═════ Data shown
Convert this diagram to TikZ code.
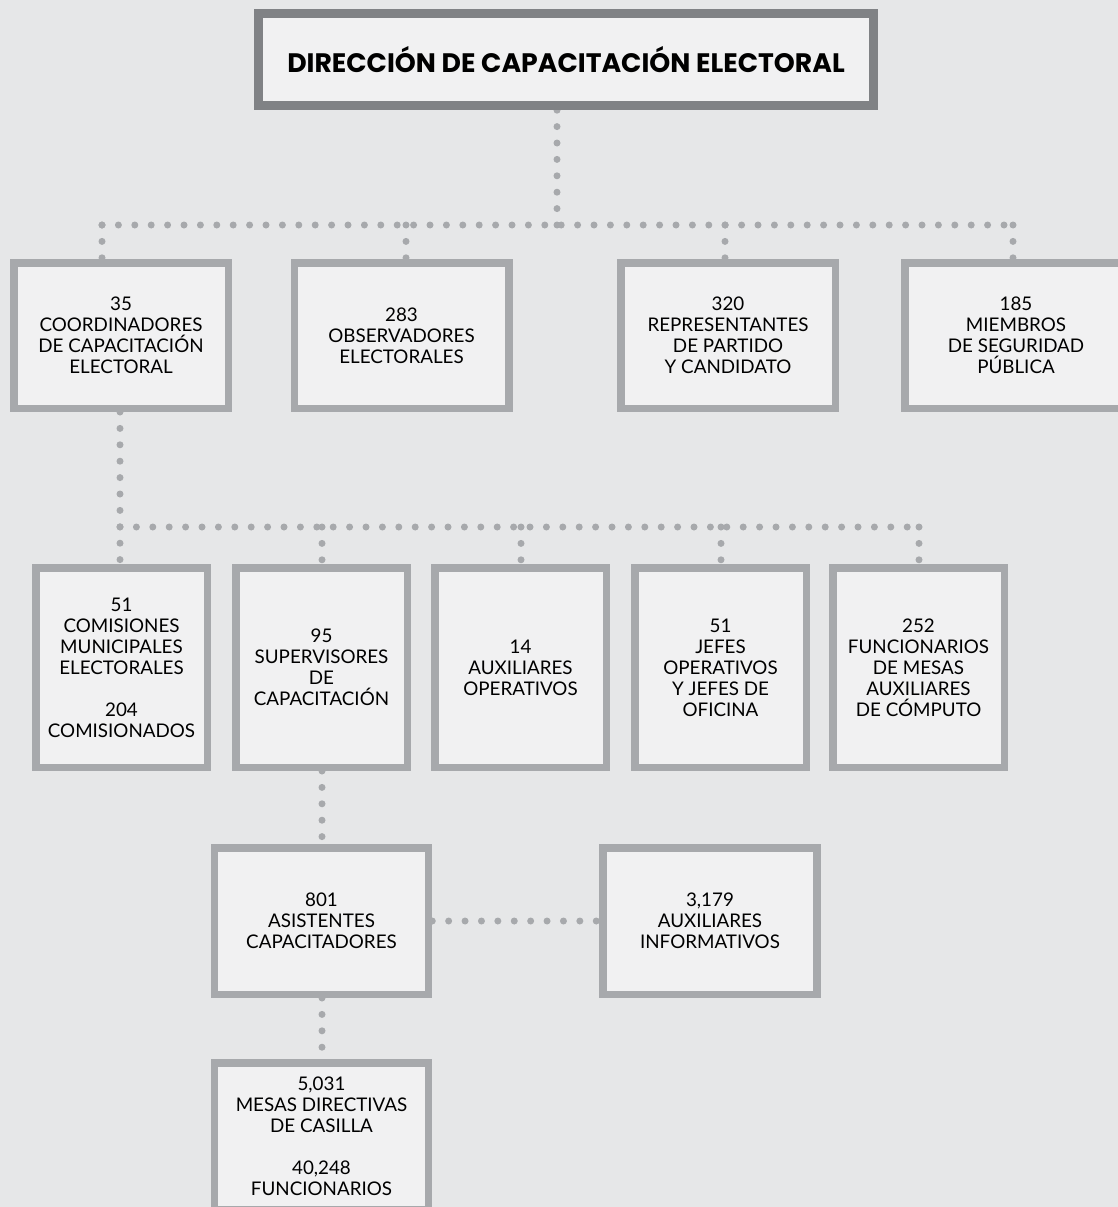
\documentclass[tikz,border=0pt]{standalone}
\usepackage{fontspec}
\setmainfont{Lato}
\newfontfamily\titlefont{Poppins}
\pgfdeclarelayer{bg}
\pgfdeclarelayer{lines}
\pgfsetlayers{bg,lines,main}
\definecolor{bgcol}{HTML}{E6E7E8}
\definecolor{boxfill}{HTML}{F1F1F2}
\definecolor{boxline}{HTML}{A7A9AC}
\definecolor{topline}{HTML}{808285}
\definecolor{dotcol}{HTML}{A7A9AC}
\begin{document}
\begin{tikzpicture}[x=1pt,y=-1pt,
  orgbox/.style={draw=boxline, line width=7.5pt, fill=boxfill, inner sep=0pt, align=center,
    font=\fontsize{18.8}{21}\selectfont},
  rowone/.style={orgbox, minimum width=214.5pt, minimum height=145.5pt},
  rowtwo/.style={orgbox, minimum width=171.5pt, minimum height=199.5pt},
  rowthree/.style={orgbox, minimum width=214pt, minimum height=146.5pt},
  topbox/.style={draw=topline, line width=9pt, fill=boxfill, inner sep=0pt,
    minimum width=615pt, minimum height=92pt, font=\titlefont\bfseries\fontsize{26.7}{32}\selectfont},
  dotline/.style={draw=dotcol, line width=7pt, line cap=round, dash pattern=on 0pt off 16.4pt}]
\useasboundingbox (0,0) rectangle (1118,1207);
\begin{pgfonlayer}{bg}
\fill[bgcol] (0,0) rectangle (1118,1207);
\end{pgfonlayer}

\node[topbox] (T) at (566,59.5) {DIRECCIÓN DE CAPACITACIÓN ELECTORAL};

\node[rowone] (B1) at (121,335.5) {35\\COORDINADORES\\DE CAPACITACIÓN\\ELECTORAL};
\node[rowone] (B2) at (401.5,335.5) {283\\OBSERVADORES\\ELECTORALES};
\node[rowone] (B3) at (728,335.5) {320\\REPRESENTANTES\\DE PARTIDO\\Y CANDIDATO};
\node[rowone, minimum width=222.5pt] (B4) at (1016,335.5) {185\\MIEMBROS\\DE SEGURIDAD\\PÚBLICA};

\node[rowtwo] (A) at (121.5,667.5) {51\\COMISIONES\\MUNICIPALES\\ELECTORALES\\[21pt]204\\COMISIONADOS};
\node[rowtwo] (B) at (321.5,667.5) {95\\SUPERVISORES\\DE\\CAPACITACIÓN};
\node[rowtwo] (C) at (520.5,667.5) {14\\AUXILIARES\\OPERATIVOS};
\node[rowtwo] (D) at (720.5,667.5) {51\\JEFES\\OPERATIVOS\\Y JEFES DE\\OFICINA};
\node[rowtwo] (E) at (918.5,667.5) {252\\FUNCIONARIOS\\DE MESAS\\AUXILIARES\\DE CÓMPUTO};

\node[rowthree] (F) at (321.5,921) {801\\ASISTENTES\\CAPACITADORES};
\node[rowthree] (G) at (710,921) {3,179\\AUXILIARES\\INFORMATIVOS};
\node[rowthree] (H) at (321.5,1136) {5,031\\MESAS DIRECTIVAS\\DE CASILLA\\[21pt]40,248\\FUNCIONARIOS};

\coordinate (j0) at (557,225);
\coordinate (k1) at (102,225);
\coordinate (k2) at (406,225);
\coordinate (k3) at (725,225);
\coordinate (k4) at (1013,225);
\coordinate (m1) at (120,527);
\coordinate (m2) at (322,527);
\coordinate (m3) at (521,527);
\coordinate (m4) at (721,527);
\coordinate (m5) at (919,527);

\begin{pgfonlayer}{lines}
\draw[dotline] (j0) -- (T.south -| j0);
\draw[dotline] (k1) -- (k4);
\draw[dotline] (k1) -- (B1.north -| k1);
\draw[dotline] (k2) -- (B2.north -| k2);
\draw[dotline] (k3) -- (B3.north -| k3);
\draw[dotline] (k4) -- (B4.north -| k4);
\draw[dotline] (B1.south -| m1) -- (A.north -| m1);
\draw[dotline] (m1) -- (m5);
\draw[dotline] (m2) -- (B.north -| m2);
\draw[dotline] (m3) -- (C.north -| m3);
\draw[dotline] (m4) -- (D.north -| m4);
\draw[dotline] (m5) -- (E.north -| m5);
\draw[dotline] (B.south -| m2) -- (F.north -| m2);
\draw[dotline] (F.east) -- (G.west);
\draw[dotline] (F.south -| m2) -- (H.north -| m2);
\end{pgfonlayer}
\end{tikzpicture}
\end{document}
══════════
Exercise - Quote the material exactly. Pictures stay out.

Solution for this task -
Convert this diagram to TikZ code.
\documentclass[tikz,border=0pt]{standalone}
\usepackage{fontspec}
\setmainfont{Lato}
\newfontfamily\titlefont{Poppins}
\pgfdeclarelayer{bg}
\pgfdeclarelayer{lines}
\pgfsetlayers{bg,lines,main}
\definecolor{bgcol}{HTML}{E6E7E8}
\definecolor{boxfill}{HTML}{F1F1F2}
\definecolor{boxline}{HTML}{A7A9AC}
\definecolor{topline}{HTML}{808285}
\definecolor{dotcol}{HTML}{A7A9AC}
\begin{document}
\begin{tikzpicture}[x=1pt,y=-1pt,
  orgbox/.style={draw=boxline, line width=7.5pt, fill=boxfill, inner sep=0pt, align=center,
    font=\fontsize{18.8}{21}\selectfont},
  rowone/.style={orgbox, minimum width=214.5pt, minimum height=145.5pt},
  rowtwo/.style={orgbox, minimum width=171.5pt, minimum height=199.5pt},
  rowthree/.style={orgbox, minimum width=214pt, minimum height=146.5pt},
  topbox/.style={draw=topline, line width=9pt, fill=boxfill, inner sep=0pt,
    minimum width=615pt, minimum height=92pt, font=\titlefont\bfseries\fontsize{26.7}{32}\selectfont},
  dotline/.style={draw=dotcol, line width=7pt, line cap=round, dash pattern=on 0pt off 16.4pt}]
\useasboundingbox (0,0) rectangle (1118,1207);
\begin{pgfonlayer}{bg}
\fill[bgcol] (0,0) rectangle (1118,1207);
\end{pgfonlayer}

\node[topbox] (T) at (566,59.5) {DIRECCIÓN DE CAPACITACIÓN ELECTORAL};

\node[rowone] (B1) at (121,335.5) {35\\COORDINADORES\\DE CAPACITACIÓN\\ELECTORAL};
\node[rowone] (B2) at (401.5,335.5) {283\\OBSERVADORES\\ELECTORALES};
\node[rowone] (B3) at (728,335.5) {320\\REPRESENTANTES\\DE PARTIDO\\Y CANDIDATO};
\node[rowone, minimum width=222.5pt] (B4) at (1016,335.5) {185\\MIEMBROS\\DE SEGURIDAD\\PÚBLICA};

\node[rowtwo] (A) at (121.5,667.5) {51\\COMISIONES\\MUNICIPALES\\ELECTORALES\\[21pt]204\\COMISIONADOS};
\node[rowtwo] (B) at (321.5,667.5) {95\\SUPERVISORES\\DE\\CAPACITACIÓN};
\node[rowtwo] (C) at (520.5,667.5) {14\\AUXILIARES\\OPERATIVOS};
\node[rowtwo] (D) at (720.5,667.5) {51\\JEFES\\OPERATIVOS\\Y JEFES DE\\OFICINA};
\node[rowtwo] (E) at (918.5,667.5) {252\\FUNCIONARIOS\\DE MESAS\\AUXILIARES\\DE CÓMPUTO};

\node[rowthree] (F) at (321.5,921) {801\\ASISTENTES\\CAPACITADORES};
\node[rowthree] (G) at (710,921) {3,179\\AUXILIARES\\INFORMATIVOS};
\node[rowthree] (H) at (321.5,1136) {5,031\\MESAS DIRECTIVAS\\DE CASILLA\\[21pt]40,248\\FUNCIONARIOS};

\coordinate (j0) at (557,225);
\coordinate (k1) at (102,225);
\coordinate (k2) at (406,225);
\coordinate (k3) at (725,225);
\coordinate (k4) at (1013,225);
\coordinate (m1) at (120,527);
\coordinate (m2) at (322,527);
\coordinate (m3) at (521,527);
\coordinate (m4) at (721,527);
\coordinate (m5) at (919,527);

\begin{pgfonlayer}{lines}
\draw[dotline] (j0) -- (T.south -| j0);
\draw[dotline] (k1) -- (k4);
\draw[dotline] (k1) -- (B1.north -| k1);
\draw[dotline] (k2) -- (B2.north -| k2);
\draw[dotline] (k3) -- (B3.north -| k3);
\draw[dotline] (k4) -- (B4.north -| k4);
\draw[dotline] (B1.south -| m1) -- (A.north -| m1);
\draw[dotline] (m1) -- (m5);
\draw[dotline] (m2) -- (B.north -| m2);
\draw[dotline] (m3) -- (C.north -| m3);
\draw[dotline] (m4) -- (D.north -| m4);
\draw[dotline] (m5) -- (E.north -| m5);
\draw[dotline] (B.south -| m2) -- (F.north -| m2);
\draw[dotline] (F.east) -- (G.west);
\draw[dotline] (F.south -| m2) -- (H.north -| m2);
\end{pgfonlayer}
\end{tikzpicture}
\end{document}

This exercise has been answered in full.